Malgré les annonces répétées de son limogeage, par les présidences de la république et du gouvernement, le gouverneur de la Banque centrale de Tunisie (Bct) continue d’assumer ses fonctions normalement.


En fait, la décision de son limogeage, annoncée à plusieurs reprises par le président de la république et les membres du gouvernement, qui a même fait circuler le nom de son probable successeur, tarde à être mise en route.

Que reproche-t-on au juste à M. Nabli

Pourquoi?
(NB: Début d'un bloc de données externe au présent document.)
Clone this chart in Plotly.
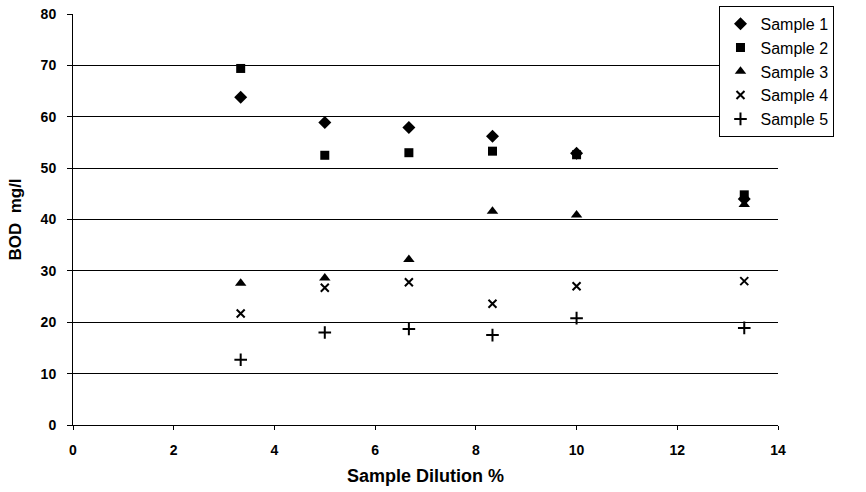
import plotly.graph_objects as go

dilution = [3.33, 5.0, 6.67, 8.33, 10.0, 13.33]
sample1 = [63.8, 58.9, 57.9, 56.2, 52.9, 44.0]
sample2 = [69.4, 52.5, 53.0, 53.3, 52.6, 44.8]
sample3 = [27.6, 28.6, 32.2, 41.6, 40.9, 42.9]
sample4 = [21.7, 26.7, 27.8, 23.6, 27.0, 28.0]
sample5 = [12.7, 18.0, 18.7, 17.5, 20.8, 18.9]

series = [
    ("Sample 1", sample1, dict(symbol="diamond", size=10, color="black")),
    ("Sample 2", sample2, dict(symbol="square", size=9, color="black")),
    ("Sample 3", sample3, dict(symbol="triangle-up", size=10, color="black")),
    ("Sample 4", sample4, dict(symbol="x-thin", size=8, color="black", line=dict(color="black", width=2))),
    ("Sample 5", sample5, dict(symbol="cross-thin", size=9, color="black", line=dict(color="black", width=2))),
]

fig = go.Figure()
for name, vals, mk in series:
    fig.add_trace(go.Scatter(x=dilution, y=vals, mode="markers", name=name, marker=mk))

font = "Liberation Sans, Arial, sans-serif"
tickfont = dict(family=font, size=14, color="black", weight="bold")
fig.update_layout(
    width=866, height=492,
    margin=dict(l=73, r=88, t=14, b=67, autoexpand=False),
    paper_bgcolor="white", plot_bgcolor="white",
    font=dict(family=font, color="black"),
    showlegend=True,
    legend=dict(
        x=0.917, y=1.02, xanchor="left", yanchor="top",
        bgcolor="white", bordercolor="black", borderwidth=1,
        font=dict(family=font, size=16, color="black"),
        itemwidth=30, tracegroupgap=0,
    ),
    xaxis=dict(
        range=[0, 14], dtick=2, tick0=0, automargin=False,
        showgrid=False, zeroline=False,
        showline=True, linecolor="black", linewidth=1,
        ticks="outside", ticklen=4, tickcolor="black",
        tickfont=tickfont, tickprefix="<b>", ticksuffix="</b>",
        ticklabelstandoff=8,
        title=dict(text="<b>Sample Dilution %</b>", font=dict(family=font, size=18, color="black"), standoff=12),
    ),
    yaxis=dict(
        range=[0, 80], dtick=10, tick0=0, automargin=False,
        showgrid=True, gridcolor="black", gridwidth=1,
        zeroline=False,
        showline=True, linecolor="black", linewidth=1,
        ticks="outside", ticklen=5, tickcolor="black",
        tickfont=tickfont, tickprefix="<b>", ticksuffix="</b>",
        ticklabelstandoff=8,
        title=dict(text="<b>BOD  mg/l</b>", font=dict(family=font, size=17, color="black"), standoff=14),
    ),
)

fig.write_html("out.html")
Parce que la «troïka», qui semble reprocher à Mustapha Kamel Nabli d’être le beau-frère de Kamel Letaief, l’homme de l’ombre et faiseur de roi, dont les manœuvres sont redoutées par Ennahdha et ses alliés, plus peut-être que la gestion technocratique des équilibres financiers du pays par l’actuel gouverneur.

En démentant, lundi, le limogeage de M. Nabli, annoncé ces derniers jours par la présidence de la république dans un climat de tension au sein du pouvoir, le ministre des Affaires économiques Ali Saïdi, a ajouté encore du piment à cette affaire.

Dans un entretien à l’Associated Press, M. Saïdi a, en effet, assuré qu’il y avait eu juste des discussions sur le rôle du gouverneur de la Bct entre le chef de l’Etat, le Premier ministre et le président de l’Assemblée nationale constituante (Anc).

Le président Moncef Marzouki «était déterminé à limoger M. Nabli, mais le chef du gouvernement n’était pas d’accord. Il a y eu des discussions mais pas de décision prise», a précisé M. Saïdi.

Selon lui, l’annonce de ce limogeage était liée à l’extradition la semaine dernière vers Tripoli de l’ancien Premier ministre libyen Baghdadi Mahmoudi. «C’était une réaction du chef de l’Etat qui considérait que l’extradition était une décision unilatérale prise par le chef du gouvernement», a-t-il reconnu.

En d’autres termes, M. Marzouki a fait payer à M. Nabli ce qu’il a considéré comme une atteinte à ses prérogatives de la part du… chef du gouvernement.

Quoi qu’il en soit, le gouvernement semble vouloir esquisser un recul concernant cette affaire de limogeage de Nabli, ayant pris peut-être conscience de l’impact négatif d’une telle décision sur les relations de la Tunisie avec ses partenaires et bailleurs de fonds internationaux qui tiennent M. Nabli pour le garant de l’indépendance de l’Institut d’émission et de la bonne gouvernance financière en cette délicate période transitoire.

Calmer la situation et trouver un compromis

Cette affaire illustre, en tout cas, les tensions nées au sein de la «troïka», la coalition tripartite au pouvoir, issue des élections d’octobre dernier, et qui regroupe le parti islamiste modéré Ennahdha, large vainqueur du scrutin, allié avec deux formations de centre-gauche: le Congrès pour la république (CpR) de Marzouki et Ettakatol (Forum démocratique pour le travail et les libertés, Fdtl) de Mustapaha Ben Jaâfar, qui préside l’Anc.

M. Saïdi a observé qu’après le refus du président Marzouki de signer le décret d’extradition de l’ancien dignitaire libyen, le tribunal administratif avait tranché en jugeant que le Premier ministre Jebali était habilité à prendre cette décision. Le ministre a toutefois fait état de discussions en cours avec le CpR de M. Marzouki «pour calmer la situation et trouver un compromis».